» **SET TASK**: Leave out the pictures and transcribe everything else exactly.

--- start GIVEN INFORMATION ---

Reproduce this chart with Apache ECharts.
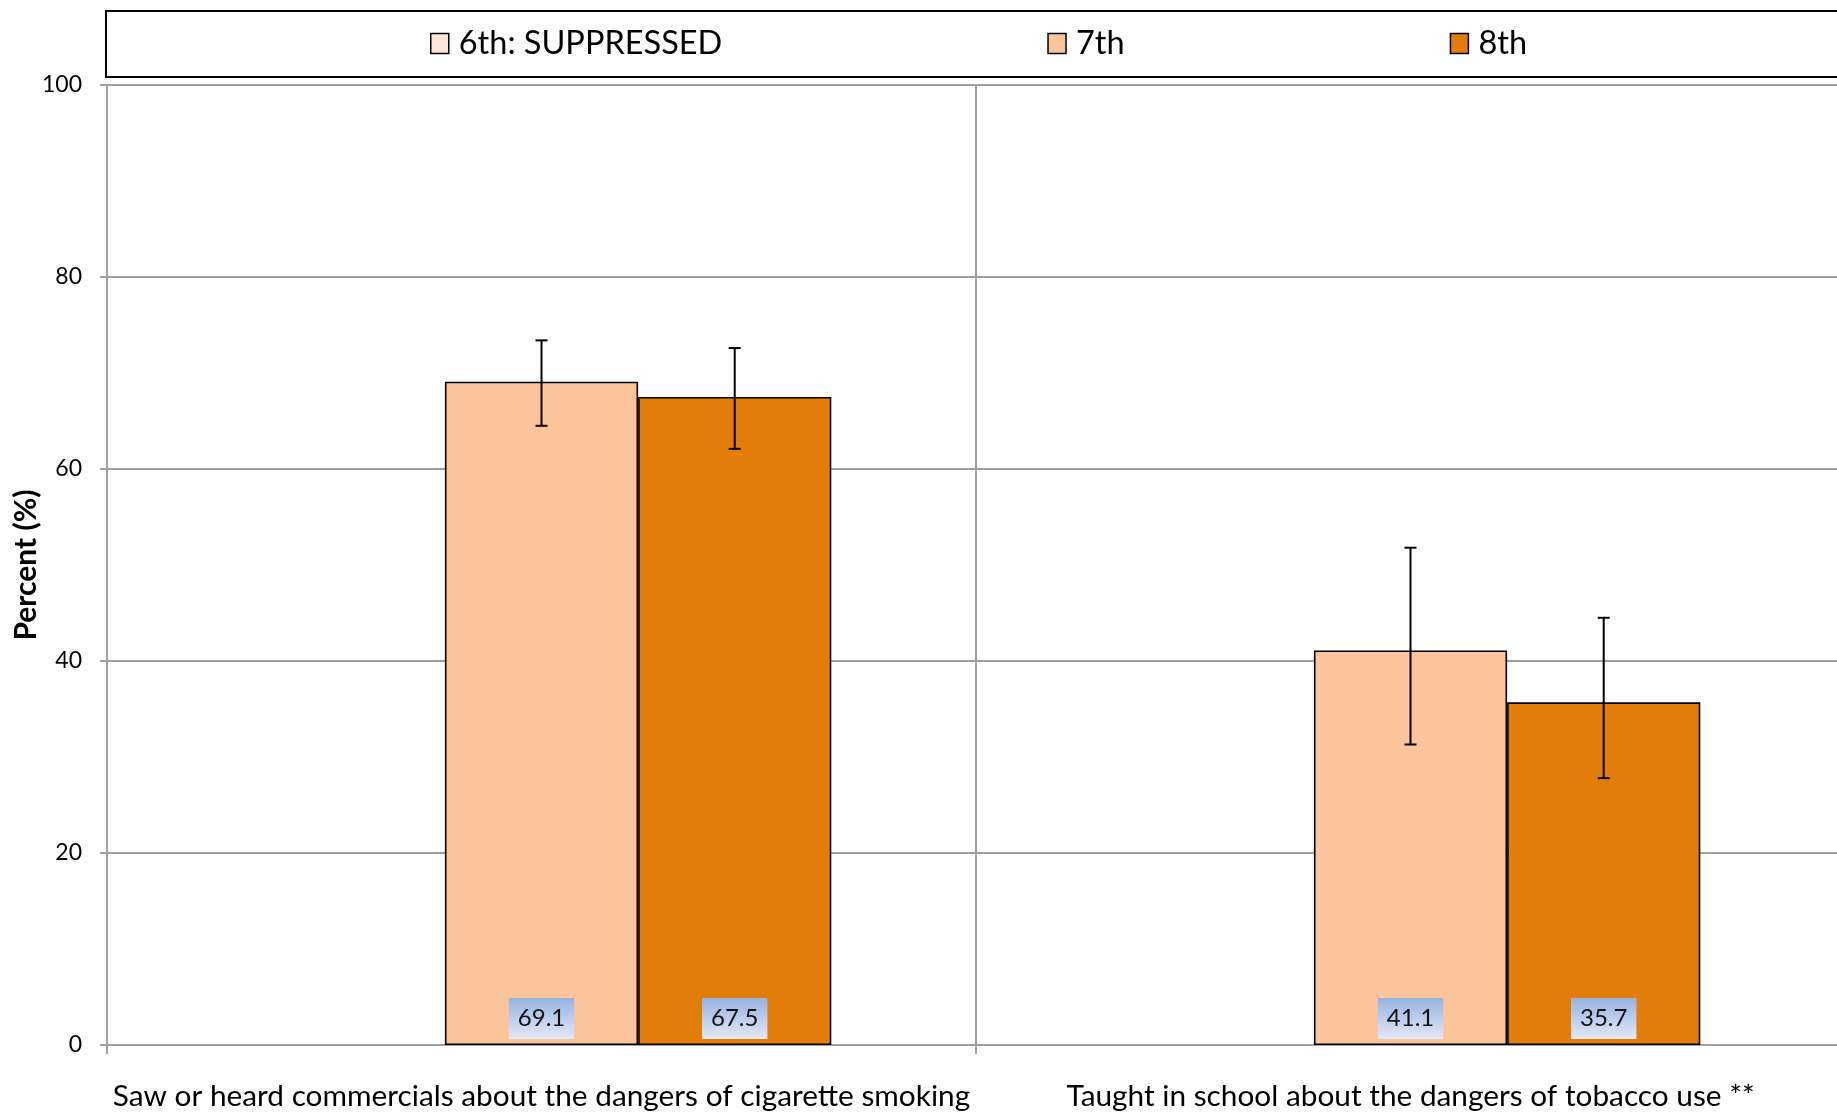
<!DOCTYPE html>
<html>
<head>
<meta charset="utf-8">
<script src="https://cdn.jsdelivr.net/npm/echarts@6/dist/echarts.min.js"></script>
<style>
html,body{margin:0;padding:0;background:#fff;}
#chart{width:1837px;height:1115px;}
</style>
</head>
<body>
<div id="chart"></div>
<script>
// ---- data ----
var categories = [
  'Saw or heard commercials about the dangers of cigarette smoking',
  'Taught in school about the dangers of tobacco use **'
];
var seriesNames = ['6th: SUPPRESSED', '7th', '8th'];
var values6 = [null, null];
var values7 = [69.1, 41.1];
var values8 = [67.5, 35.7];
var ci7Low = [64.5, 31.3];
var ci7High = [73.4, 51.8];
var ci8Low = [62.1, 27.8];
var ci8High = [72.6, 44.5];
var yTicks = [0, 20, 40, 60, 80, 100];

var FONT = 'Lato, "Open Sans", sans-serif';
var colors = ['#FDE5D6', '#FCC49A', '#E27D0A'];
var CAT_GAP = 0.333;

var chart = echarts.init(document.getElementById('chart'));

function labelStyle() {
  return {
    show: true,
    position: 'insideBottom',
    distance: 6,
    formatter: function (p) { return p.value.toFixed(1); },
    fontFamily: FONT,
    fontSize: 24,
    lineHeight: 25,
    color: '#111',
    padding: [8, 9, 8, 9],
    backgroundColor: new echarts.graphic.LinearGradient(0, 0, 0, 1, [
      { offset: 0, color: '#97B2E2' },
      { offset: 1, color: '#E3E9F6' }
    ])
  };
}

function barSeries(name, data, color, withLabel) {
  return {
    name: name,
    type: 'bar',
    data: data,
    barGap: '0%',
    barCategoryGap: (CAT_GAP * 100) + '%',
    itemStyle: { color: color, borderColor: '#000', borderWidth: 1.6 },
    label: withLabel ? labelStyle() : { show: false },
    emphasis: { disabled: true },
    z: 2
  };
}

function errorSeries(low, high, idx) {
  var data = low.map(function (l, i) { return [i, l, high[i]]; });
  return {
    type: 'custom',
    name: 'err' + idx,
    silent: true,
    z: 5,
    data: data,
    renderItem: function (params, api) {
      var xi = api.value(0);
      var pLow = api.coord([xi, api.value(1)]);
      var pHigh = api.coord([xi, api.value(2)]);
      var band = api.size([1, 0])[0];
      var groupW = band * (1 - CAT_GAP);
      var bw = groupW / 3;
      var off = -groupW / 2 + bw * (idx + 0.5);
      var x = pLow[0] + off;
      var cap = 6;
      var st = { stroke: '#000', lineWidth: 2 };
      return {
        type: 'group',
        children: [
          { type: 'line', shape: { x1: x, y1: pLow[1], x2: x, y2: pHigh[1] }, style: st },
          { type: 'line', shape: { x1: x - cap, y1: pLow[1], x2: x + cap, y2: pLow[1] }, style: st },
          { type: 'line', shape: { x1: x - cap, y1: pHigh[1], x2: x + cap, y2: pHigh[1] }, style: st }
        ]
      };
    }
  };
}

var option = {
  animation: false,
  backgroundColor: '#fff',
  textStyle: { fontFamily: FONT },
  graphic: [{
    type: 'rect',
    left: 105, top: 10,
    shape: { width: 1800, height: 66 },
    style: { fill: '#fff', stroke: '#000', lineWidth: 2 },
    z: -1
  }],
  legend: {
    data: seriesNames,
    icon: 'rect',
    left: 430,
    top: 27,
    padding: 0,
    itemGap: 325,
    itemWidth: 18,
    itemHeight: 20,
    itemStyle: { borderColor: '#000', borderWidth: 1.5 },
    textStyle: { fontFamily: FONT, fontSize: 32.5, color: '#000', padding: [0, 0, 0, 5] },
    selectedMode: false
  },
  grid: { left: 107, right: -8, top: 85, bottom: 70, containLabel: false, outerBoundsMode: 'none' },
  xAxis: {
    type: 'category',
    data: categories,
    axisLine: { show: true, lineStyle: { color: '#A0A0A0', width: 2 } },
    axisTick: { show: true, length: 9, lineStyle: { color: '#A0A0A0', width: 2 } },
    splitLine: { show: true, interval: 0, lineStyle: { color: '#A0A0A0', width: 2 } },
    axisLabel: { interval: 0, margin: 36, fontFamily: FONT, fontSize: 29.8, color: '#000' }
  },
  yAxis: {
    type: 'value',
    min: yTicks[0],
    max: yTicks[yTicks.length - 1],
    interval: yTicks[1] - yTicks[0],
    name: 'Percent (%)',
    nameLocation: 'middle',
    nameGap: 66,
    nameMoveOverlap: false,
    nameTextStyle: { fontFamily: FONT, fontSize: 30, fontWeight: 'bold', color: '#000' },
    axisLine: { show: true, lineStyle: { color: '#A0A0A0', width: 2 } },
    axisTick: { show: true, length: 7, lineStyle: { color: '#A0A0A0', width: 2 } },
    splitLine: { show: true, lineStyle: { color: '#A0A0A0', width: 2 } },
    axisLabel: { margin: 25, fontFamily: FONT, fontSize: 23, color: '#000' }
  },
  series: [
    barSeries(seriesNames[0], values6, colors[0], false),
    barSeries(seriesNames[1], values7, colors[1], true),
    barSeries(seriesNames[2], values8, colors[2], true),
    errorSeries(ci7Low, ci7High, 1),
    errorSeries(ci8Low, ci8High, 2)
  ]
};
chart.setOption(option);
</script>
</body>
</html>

--- end GIVEN INFORMATION ---

» **RIGHT ANSWER**:
Reproduce this chart with Apache ECharts.
<!DOCTYPE html>
<html>
<head>
<meta charset="utf-8">
<script src="https://cdn.jsdelivr.net/npm/echarts@6/dist/echarts.min.js"></script>
<style>
html,body{margin:0;padding:0;background:#fff;}
#chart{width:1837px;height:1115px;}
</style>
</head>
<body>
<div id="chart"></div>
<script>
// ---- data ----
var categories = [
  'Saw or heard commercials about the dangers of cigarette smoking',
  'Taught in school about the dangers of tobacco use **'
];
var seriesNames = ['6th: SUPPRESSED', '7th', '8th'];
var values6 = [null, null];
var values7 = [69.1, 41.1];
var values8 = [67.5, 35.7];
var ci7Low = [64.5, 31.3];
var ci7High = [73.4, 51.8];
var ci8Low = [62.1, 27.8];
var ci8High = [72.6, 44.5];
var yTicks = [0, 20, 40, 60, 80, 100];

var FONT = 'Lato, "Open Sans", sans-serif';
var colors = ['#FDE5D6', '#FCC49A', '#E27D0A'];
var CAT_GAP = 0.333;

var chart = echarts.init(document.getElementById('chart'));

function labelStyle() {
  return {
    show: true,
    position: 'insideBottom',
    distance: 6,
    formatter: function (p) { return p.value.toFixed(1); },
    fontFamily: FONT,
    fontSize: 24,
    lineHeight: 25,
    color: '#111',
    padding: [8, 9, 8, 9],
    backgroundColor: new echarts.graphic.LinearGradient(0, 0, 0, 1, [
      { offset: 0, color: '#97B2E2' },
      { offset: 1, color: '#E3E9F6' }
    ])
  };
}

function barSeries(name, data, color, withLabel) {
  return {
    name: name,
    type: 'bar',
    data: data,
    barGap: '0%',
    barCategoryGap: (CAT_GAP * 100) + '%',
    itemStyle: { color: color, borderColor: '#000', borderWidth: 1.6 },
    label: withLabel ? labelStyle() : { show: false },
    emphasis: { disabled: true },
    z: 2
  };
}

function errorSeries(low, high, idx) {
  var data = low.map(function (l, i) { return [i, l, high[i]]; });
  return {
    type: 'custom',
    name: 'err' + idx,
    silent: true,
    z: 5,
    data: data,
    renderItem: function (params, api) {
      var xi = api.value(0);
      var pLow = api.coord([xi, api.value(1)]);
      var pHigh = api.coord([xi, api.value(2)]);
      var band = api.size([1, 0])[0];
      var groupW = band * (1 - CAT_GAP);
      var bw = groupW / 3;
      var off = -groupW / 2 + bw * (idx + 0.5);
      var x = pLow[0] + off;
      var cap = 6;
      var st = { stroke: '#000', lineWidth: 2 };
      return {
        type: 'group',
        children: [
          { type: 'line', shape: { x1: x, y1: pLow[1], x2: x, y2: pHigh[1] }, style: st },
          { type: 'line', shape: { x1: x - cap, y1: pLow[1], x2: x + cap, y2: pLow[1] }, style: st },
          { type: 'line', shape: { x1: x - cap, y1: pHigh[1], x2: x + cap, y2: pHigh[1] }, style: st }
        ]
      };
    }
  };
}

var option = {
  animation: false,
  backgroundColor: '#fff',
  textStyle: { fontFamily: FONT },
  graphic: [{
    type: 'rect',
    left: 105, top: 10,
    shape: { width: 1800, height: 66 },
    style: { fill: '#fff', stroke: '#000', lineWidth: 2 },
    z: -1
  }],
  legend: {
    data: seriesNames,
    icon: 'rect',
    left: 430,
    top: 27,
    padding: 0,
    itemGap: 325,
    itemWidth: 18,
    itemHeight: 20,
    itemStyle: { borderColor: '#000', borderWidth: 1.5 },
    textStyle: { fontFamily: FONT, fontSize: 32.5, color: '#000', padding: [0, 0, 0, 5] },
    selectedMode: false
  },
  grid: { left: 107, right: -8, top: 85, bottom: 70, containLabel: false, outerBoundsMode: 'none' },
  xAxis: {
    type: 'category',
    data: categories,
    axisLine: { show: true, lineStyle: { color: '#A0A0A0', width: 2 } },
    axisTick: { show: true, length: 9, lineStyle: { color: '#A0A0A0', width: 2 } },
    splitLine: { show: true, interval: 0, lineStyle: { color: '#A0A0A0', width: 2 } },
    axisLabel: { interval: 0, margin: 36, fontFamily: FONT, fontSize: 29.8, color: '#000' }
  },
  yAxis: {
    type: 'value',
    min: yTicks[0],
    max: yTicks[yTicks.length - 1],
    interval: yTicks[1] - yTicks[0],
    name: 'Percent (%)',
    nameLocation: 'middle',
    nameGap: 66,
    nameMoveOverlap: false,
    nameTextStyle: { fontFamily: FONT, fontSize: 30, fontWeight: 'bold', color: '#000' },
    axisLine: { show: true, lineStyle: { color: '#A0A0A0', width: 2 } },
    axisTick: { show: true, length: 7, lineStyle: { color: '#A0A0A0', width: 2 } },
    splitLine: { show: true, lineStyle: { color: '#A0A0A0', width: 2 } },
    axisLabel: { margin: 25, fontFamily: FONT, fontSize: 23, color: '#000' }
  },
  series: [
    barSeries(seriesNames[0], values6, colors[0], false),
    barSeries(seriesNames[1], values7, colors[1], true),
    barSeries(seriesNames[2], values8, colors[2], true),
    errorSeries(ci7Low, ci7High, 1),
    errorSeries(ci8Low, ci8High, 2)
  ]
};
chart.setOption(option);
</script>
</body>
</html>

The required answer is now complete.